The new strategy, released in conjunction with the federal budget, stands on four pillars:
- To open the door for Australian innovators and grow a connected, respected and globally competitive space industry in Australia;
- To increase Australian space capability from areas of strength, addressing challenges and transforming and growing an Australian space sector that lifts the economy and takes us into areas of future competitive advantage;
- To promote a responsible space sector culture that is globally respected and ensures national safety and security under an appropriate regulatory framework that meets international obligations and standards; and
- To create a workforce with a vision to build an Australian space sector that inspires industry, researchers, government and the Australian community to grow the next generation of the space workforce.
Activities under these pillars will be guided by seven national civil space priorities – position, navigation and timing; Earth observation; communication technologies and services; space situational awareness and debris monitoring; leapfrog research and development, robotics and automation; and access to space.
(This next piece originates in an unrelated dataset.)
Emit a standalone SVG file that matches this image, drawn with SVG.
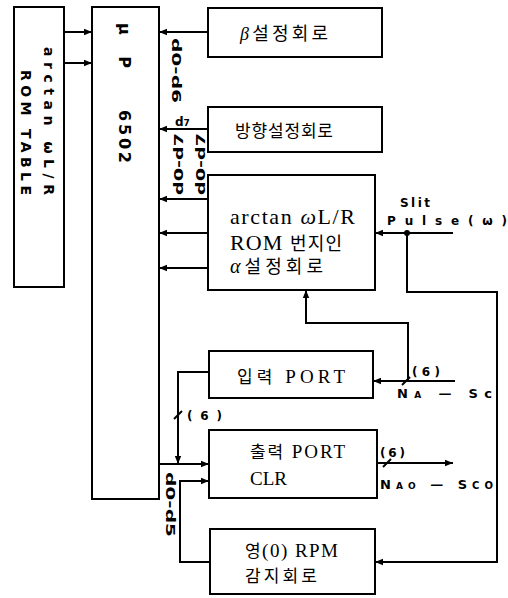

“Australia’s space sector must also address the challenges of a fiercely competitive and rapidly growing space sector while building scale and addressing market barriers,” Dr Clark said.
She said the first two – position, navigation and timing, and Earth observation – received funding in the 2018 budget. While communication technologies and ground infrastructure will be a focus in 2019-21 with this week’s budget funding a mission control facility in Adelaide.
“The agency has a vital role to help open the door internationally for our research and industry sectors and set a relevant legal and regulatory framework that meets our international obligations and facilitates growth in our industry while maintaining safe and secure operation in space and on Earth,” Dr Clark said.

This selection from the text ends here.